Hanefi Avcı'ya güzel haber!
Yargıtay 4. Hukuk Dairesi, "Haliç'te Yaşayan Simonlar Dün Devlet Bugün Cemaat" adlı kitapta kişilik haklarına saldırıda bulunduğu gerekçesiyle eski Emniyet Müdürü Hanefi Avcı'nın Edirne Belediye Başkanı Hamdi Sedefçi'ye 15 bin lira manevi tazminat ödemesine ilişkin Ankara 20. Asliye Hukuk Mahkemesinin kararını oy birliğiyle bozdu.
Bozma ilamında, Sedefçi'nin, avukatı Turhan İçli'nin, "Haliç'te Yaşayan Simonlar Dün Devlet Bugün Cemaat" kitabının yazarı Avcı ile kitabı yayımlayan şirket aleyhine "yayın yoluyla hakaret" ettikleri gerekçesiyle manevi tazminat davası açtığı belirtildi. İçli'nin, dava dilekçesinde "kesinleşmiş mahkumiyet hükmü bulunmamasına rağmen, kitapta iddiaların kanıtlanmış gibi gösterildiği, bunun kişilik haklarına açık saldırı olduğunun" ileri sürdüğü kaydedilen ilamda, Avcı'nın avukatı Fidel Okan'ın ise buna ilişkin cevabında, "kitaptaki soruşturma olgularının gerçeklere dayandığı, Sedefçi hakkında birçok ceza davası açıldığı, kamusal yarar ve toplumsal ilginin söz konusu olduğunu" savunduğu aktarıldı.
MADDİ ÇIKAR SAĞLADI
İlamda, mahkemenin, dava konusu yayında, Sedefçi'nin görevini kötüye kullanmak suretiyle ihalelere müdahale ettiği ve maddi çıkar sağladığı iddialarının yer aldığı, ancak hakkında beraat kararı verildiği, bu nedenle ve kişilik haklarına saldırıda bulunulduğu gerekçesiyle Avcı aleyhine 15 bin lira tazminata hükmedildiği ifade edilerek, şunlar kaydedildi:
"Kitapta, Edirne Belediye Sarayı binasının yıkılarak arsasının satılması ihalesi ile belediyenin su imtiyaz hakkı devri konusunda yapılan cezai soruşturma ve aşamalarına yer verilmiş, bunlarla ilgili olarak davacı ve dava dışı kişiler hakkında şüpheli sıfatı ile yürütülen adli işlemler belirtilmiştir.

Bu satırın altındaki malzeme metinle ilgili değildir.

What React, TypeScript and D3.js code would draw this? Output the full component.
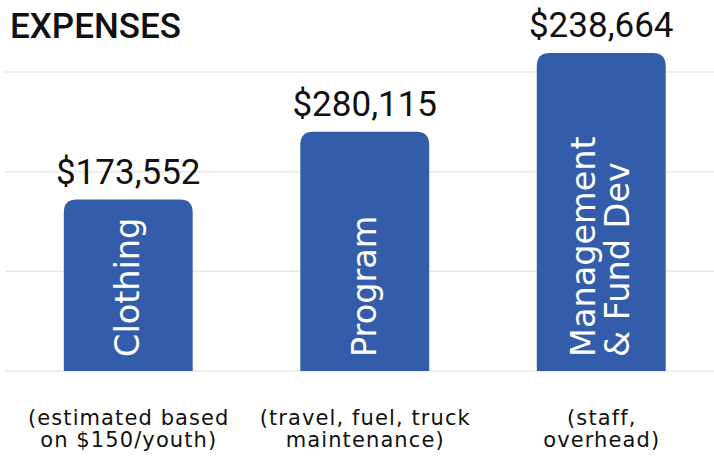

YARGILAMA SÜRECİ HENÜZ KESİNLEŞMEDİ
Dava kapsamında söz konusu adli soruşturma sonucunda davacı ve dava dışı kişiler hakkında kamu davalarının açıldığı, bir kısmında beraat bir bölümü yönünden ise mahkumiyet kararları verildiği, ancak yargılama sürecinin henüz kesinleşmediği anlaşılmaktadır. Şu durumda dava konusu edilen iddialar gerçekliği yargılamayı gerektiren olgulara dayalı bulunmaktadır. Ceza davaları ise kesin hükme bağlanmamıştır. Diğer yandan, kamusal yarar ve toplumsal ilgi de söz konusudur. İddiaların ağırlığı göz önünde tutulduğunda, düşünsel bağlılık da korunmak suretiyle yayın konusu yapılmıştır."
İlamda, açıklanan nedenlerle davanın reddi gerektiği, mahkemenin kısmen kabul, kısmen ret yönündeki kararının bozmayı gerektirdiği bildirildi.